Set down each line of the data below exactly as it stands, dropping the pictures.

=== Data shown ===

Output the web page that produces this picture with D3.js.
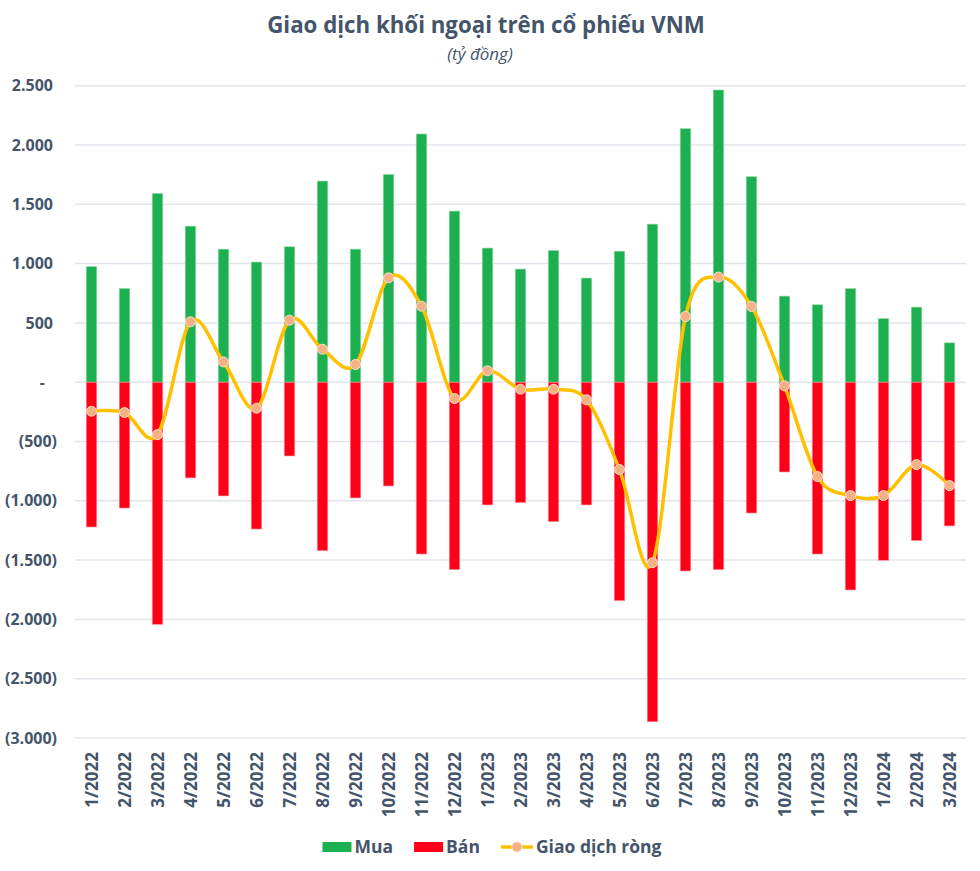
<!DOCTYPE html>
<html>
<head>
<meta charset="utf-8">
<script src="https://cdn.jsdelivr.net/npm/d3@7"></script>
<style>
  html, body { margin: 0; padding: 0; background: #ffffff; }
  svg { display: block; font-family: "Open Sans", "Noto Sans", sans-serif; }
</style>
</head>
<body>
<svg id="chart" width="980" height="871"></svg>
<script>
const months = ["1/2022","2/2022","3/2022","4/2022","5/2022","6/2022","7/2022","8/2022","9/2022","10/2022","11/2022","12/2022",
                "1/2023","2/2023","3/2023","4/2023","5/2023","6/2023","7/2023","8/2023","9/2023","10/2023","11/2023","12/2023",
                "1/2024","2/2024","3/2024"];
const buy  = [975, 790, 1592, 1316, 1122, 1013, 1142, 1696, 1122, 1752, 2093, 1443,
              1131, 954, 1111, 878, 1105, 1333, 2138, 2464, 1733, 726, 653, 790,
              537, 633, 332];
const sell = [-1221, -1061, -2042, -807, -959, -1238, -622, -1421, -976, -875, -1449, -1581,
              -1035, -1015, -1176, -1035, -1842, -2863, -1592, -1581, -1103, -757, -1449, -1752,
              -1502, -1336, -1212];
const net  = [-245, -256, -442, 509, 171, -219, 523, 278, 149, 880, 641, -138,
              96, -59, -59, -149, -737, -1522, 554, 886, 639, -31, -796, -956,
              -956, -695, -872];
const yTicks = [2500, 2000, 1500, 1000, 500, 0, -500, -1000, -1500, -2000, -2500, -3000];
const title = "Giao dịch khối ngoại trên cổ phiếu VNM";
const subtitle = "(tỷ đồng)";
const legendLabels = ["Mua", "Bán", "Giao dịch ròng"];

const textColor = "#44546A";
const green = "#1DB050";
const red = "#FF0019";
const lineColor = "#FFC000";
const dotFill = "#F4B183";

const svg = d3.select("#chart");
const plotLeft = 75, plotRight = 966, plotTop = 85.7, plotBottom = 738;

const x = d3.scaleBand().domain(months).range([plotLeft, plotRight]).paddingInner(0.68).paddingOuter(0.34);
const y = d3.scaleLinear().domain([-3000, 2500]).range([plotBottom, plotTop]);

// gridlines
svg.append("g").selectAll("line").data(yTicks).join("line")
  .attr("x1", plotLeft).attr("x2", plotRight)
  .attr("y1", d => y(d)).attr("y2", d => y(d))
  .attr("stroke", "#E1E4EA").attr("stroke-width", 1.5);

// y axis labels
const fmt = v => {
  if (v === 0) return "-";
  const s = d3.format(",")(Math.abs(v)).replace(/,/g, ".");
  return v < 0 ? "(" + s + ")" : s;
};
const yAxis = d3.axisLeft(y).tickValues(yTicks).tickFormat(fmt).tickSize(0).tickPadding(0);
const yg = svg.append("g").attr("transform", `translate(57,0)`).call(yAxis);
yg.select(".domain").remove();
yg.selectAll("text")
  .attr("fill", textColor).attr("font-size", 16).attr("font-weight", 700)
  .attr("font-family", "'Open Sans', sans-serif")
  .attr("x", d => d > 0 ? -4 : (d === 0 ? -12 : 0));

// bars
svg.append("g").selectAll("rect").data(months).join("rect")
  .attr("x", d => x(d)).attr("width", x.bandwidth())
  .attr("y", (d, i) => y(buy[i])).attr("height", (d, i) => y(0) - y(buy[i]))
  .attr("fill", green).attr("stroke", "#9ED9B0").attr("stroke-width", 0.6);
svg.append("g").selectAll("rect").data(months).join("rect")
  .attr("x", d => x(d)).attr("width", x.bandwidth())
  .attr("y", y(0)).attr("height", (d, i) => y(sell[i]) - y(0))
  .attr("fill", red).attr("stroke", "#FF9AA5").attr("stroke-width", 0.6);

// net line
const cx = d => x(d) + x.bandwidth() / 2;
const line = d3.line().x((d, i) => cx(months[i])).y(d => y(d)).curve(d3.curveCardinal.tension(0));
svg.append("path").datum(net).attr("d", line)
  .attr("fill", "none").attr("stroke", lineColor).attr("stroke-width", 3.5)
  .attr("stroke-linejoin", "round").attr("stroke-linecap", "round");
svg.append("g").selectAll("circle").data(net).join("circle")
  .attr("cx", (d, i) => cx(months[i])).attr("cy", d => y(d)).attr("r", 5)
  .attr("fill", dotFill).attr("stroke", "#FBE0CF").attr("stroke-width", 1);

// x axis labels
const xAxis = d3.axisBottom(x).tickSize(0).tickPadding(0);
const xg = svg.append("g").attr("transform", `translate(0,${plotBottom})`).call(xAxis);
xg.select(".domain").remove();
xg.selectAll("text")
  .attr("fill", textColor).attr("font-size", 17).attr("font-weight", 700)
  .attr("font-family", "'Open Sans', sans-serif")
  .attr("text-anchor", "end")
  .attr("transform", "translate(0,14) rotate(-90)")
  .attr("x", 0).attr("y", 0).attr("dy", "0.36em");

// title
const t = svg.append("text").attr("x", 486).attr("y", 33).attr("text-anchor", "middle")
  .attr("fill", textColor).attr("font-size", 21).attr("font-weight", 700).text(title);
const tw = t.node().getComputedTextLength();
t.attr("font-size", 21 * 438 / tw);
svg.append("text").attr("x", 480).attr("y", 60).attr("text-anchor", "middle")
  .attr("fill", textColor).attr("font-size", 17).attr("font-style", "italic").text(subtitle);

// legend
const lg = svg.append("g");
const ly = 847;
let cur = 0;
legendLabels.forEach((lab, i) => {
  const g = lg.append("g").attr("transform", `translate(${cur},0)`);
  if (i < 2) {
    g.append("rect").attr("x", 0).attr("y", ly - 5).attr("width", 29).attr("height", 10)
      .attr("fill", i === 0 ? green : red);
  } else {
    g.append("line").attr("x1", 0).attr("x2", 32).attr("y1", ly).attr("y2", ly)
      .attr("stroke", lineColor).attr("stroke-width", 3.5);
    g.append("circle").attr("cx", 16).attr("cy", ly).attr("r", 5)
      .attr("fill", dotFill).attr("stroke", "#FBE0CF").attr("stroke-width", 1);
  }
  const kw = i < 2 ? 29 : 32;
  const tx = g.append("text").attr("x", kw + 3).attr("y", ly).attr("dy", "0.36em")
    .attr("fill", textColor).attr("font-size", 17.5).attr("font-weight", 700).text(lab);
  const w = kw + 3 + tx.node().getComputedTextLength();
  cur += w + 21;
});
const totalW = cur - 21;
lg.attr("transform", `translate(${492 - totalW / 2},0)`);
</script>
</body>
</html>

===

◆ Output for this task:
Output the web page that produces this picture with D3.js.
<!DOCTYPE html>
<html>
<head>
<meta charset="utf-8">
<script src="https://cdn.jsdelivr.net/npm/d3@7"></script>
<style>
  html, body { margin: 0; padding: 0; background: #ffffff; }
  svg { display: block; font-family: "Open Sans", "Noto Sans", sans-serif; }
</style>
</head>
<body>
<svg id="chart" width="980" height="871"></svg>
<script>
const months = ["1/2022","2/2022","3/2022","4/2022","5/2022","6/2022","7/2022","8/2022","9/2022","10/2022","11/2022","12/2022",
                "1/2023","2/2023","3/2023","4/2023","5/2023","6/2023","7/2023","8/2023","9/2023","10/2023","11/2023","12/2023",
                "1/2024","2/2024","3/2024"];
const buy  = [975, 790, 1592, 1316, 1122, 1013, 1142, 1696, 1122, 1752, 2093, 1443,
              1131, 954, 1111, 878, 1105, 1333, 2138, 2464, 1733, 726, 653, 790,
              537, 633, 332];
const sell = [-1221, -1061, -2042, -807, -959, -1238, -622, -1421, -976, -875, -1449, -1581,
              -1035, -1015, -1176, -1035, -1842, -2863, -1592, -1581, -1103, -757, -1449, -1752,
              -1502, -1336, -1212];
const net  = [-245, -256, -442, 509, 171, -219, 523, 278, 149, 880, 641, -138,
              96, -59, -59, -149, -737, -1522, 554, 886, 639, -31, -796, -956,
              -956, -695, -872];
const yTicks = [2500, 2000, 1500, 1000, 500, 0, -500, -1000, -1500, -2000, -2500, -3000];
const title = "Giao dịch khối ngoại trên cổ phiếu VNM";
const subtitle = "(tỷ đồng)";
const legendLabels = ["Mua", "Bán", "Giao dịch ròng"];

const textColor = "#44546A";
const green = "#1DB050";
const red = "#FF0019";
const lineColor = "#FFC000";
const dotFill = "#F4B183";

const svg = d3.select("#chart");
const plotLeft = 75, plotRight = 966, plotTop = 85.7, plotBottom = 738;

const x = d3.scaleBand().domain(months).range([plotLeft, plotRight]).paddingInner(0.68).paddingOuter(0.34);
const y = d3.scaleLinear().domain([-3000, 2500]).range([plotBottom, plotTop]);

// gridlines
svg.append("g").selectAll("line").data(yTicks).join("line")
  .attr("x1", plotLeft).attr("x2", plotRight)
  .attr("y1", d => y(d)).attr("y2", d => y(d))
  .attr("stroke", "#E1E4EA").attr("stroke-width", 1.5);

// y axis labels
const fmt = v => {
  if (v === 0) return "-";
  const s = d3.format(",")(Math.abs(v)).replace(/,/g, ".");
  return v < 0 ? "(" + s + ")" : s;
};
const yAxis = d3.axisLeft(y).tickValues(yTicks).tickFormat(fmt).tickSize(0).tickPadding(0);
const yg = svg.append("g").attr("transform", `translate(57,0)`).call(yAxis);
yg.select(".domain").remove();
yg.selectAll("text")
  .attr("fill", textColor).attr("font-size", 16).attr("font-weight", 700)
  .attr("font-family", "'Open Sans', sans-serif")
  .attr("x", d => d > 0 ? -4 : (d === 0 ? -12 : 0));

// bars
svg.append("g").selectAll("rect").data(months).join("rect")
  .attr("x", d => x(d)).attr("width", x.bandwidth())
  .attr("y", (d, i) => y(buy[i])).attr("height", (d, i) => y(0) - y(buy[i]))
  .attr("fill", green).attr("stroke", "#9ED9B0").attr("stroke-width", 0.6);
svg.append("g").selectAll("rect").data(months).join("rect")
  .attr("x", d => x(d)).attr("width", x.bandwidth())
  .attr("y", y(0)).attr("height", (d, i) => y(sell[i]) - y(0))
  .attr("fill", red).attr("stroke", "#FF9AA5").attr("stroke-width", 0.6);

// net line
const cx = d => x(d) + x.bandwidth() / 2;
const line = d3.line().x((d, i) => cx(months[i])).y(d => y(d)).curve(d3.curveCardinal.tension(0));
svg.append("path").datum(net).attr("d", line)
  .attr("fill", "none").attr("stroke", lineColor).attr("stroke-width", 3.5)
  .attr("stroke-linejoin", "round").attr("stroke-linecap", "round");
svg.append("g").selectAll("circle").data(net).join("circle")
  .attr("cx", (d, i) => cx(months[i])).attr("cy", d => y(d)).attr("r", 5)
  .attr("fill", dotFill).attr("stroke", "#FBE0CF").attr("stroke-width", 1);

// x axis labels
const xAxis = d3.axisBottom(x).tickSize(0).tickPadding(0);
const xg = svg.append("g").attr("transform", `translate(0,${plotBottom})`).call(xAxis);
xg.select(".domain").remove();
xg.selectAll("text")
  .attr("fill", textColor).attr("font-size", 17).attr("font-weight", 700)
  .attr("font-family", "'Open Sans', sans-serif")
  .attr("text-anchor", "end")
  .attr("transform", "translate(0,14) rotate(-90)")
  .attr("x", 0).attr("y", 0).attr("dy", "0.36em");

// title
const t = svg.append("text").attr("x", 486).attr("y", 33).attr("text-anchor", "middle")
  .attr("fill", textColor).attr("font-size", 21).attr("font-weight", 700).text(title);
const tw = t.node().getComputedTextLength();
t.attr("font-size", 21 * 438 / tw);
svg.append("text").attr("x", 480).attr("y", 60).attr("text-anchor", "middle")
  .attr("fill", textColor).attr("font-size", 17).attr("font-style", "italic").text(subtitle);

// legend
const lg = svg.append("g");
const ly = 847;
let cur = 0;
legendLabels.forEach((lab, i) => {
  const g = lg.append("g").attr("transform", `translate(${cur},0)`);
  if (i < 2) {
    g.append("rect").attr("x", 0).attr("y", ly - 5).attr("width", 29).attr("height", 10)
      .attr("fill", i === 0 ? green : red);
  } else {
    g.append("line").attr("x1", 0).attr("x2", 32).attr("y1", ly).attr("y2", ly)
      .attr("stroke", lineColor).attr("stroke-width", 3.5);
    g.append("circle").attr("cx", 16).attr("cy", ly).attr("r", 5)
      .attr("fill", dotFill).attr("stroke", "#FBE0CF").attr("stroke-width", 1);
  }
  const kw = i < 2 ? 29 : 32;
  const tx = g.append("text").attr("x", kw + 3).attr("y", ly).attr("dy", "0.36em")
    .attr("fill", textColor).attr("font-size", 17.5).attr("font-weight", 700).text(lab);
  const w = kw + 3 + tx.node().getComputedTextLength();
  cur += w + 21;
});
const totalW = cur - 21;
lg.attr("transform", `translate(${492 - totalW / 2},0)`);
</script>
</body>
</html>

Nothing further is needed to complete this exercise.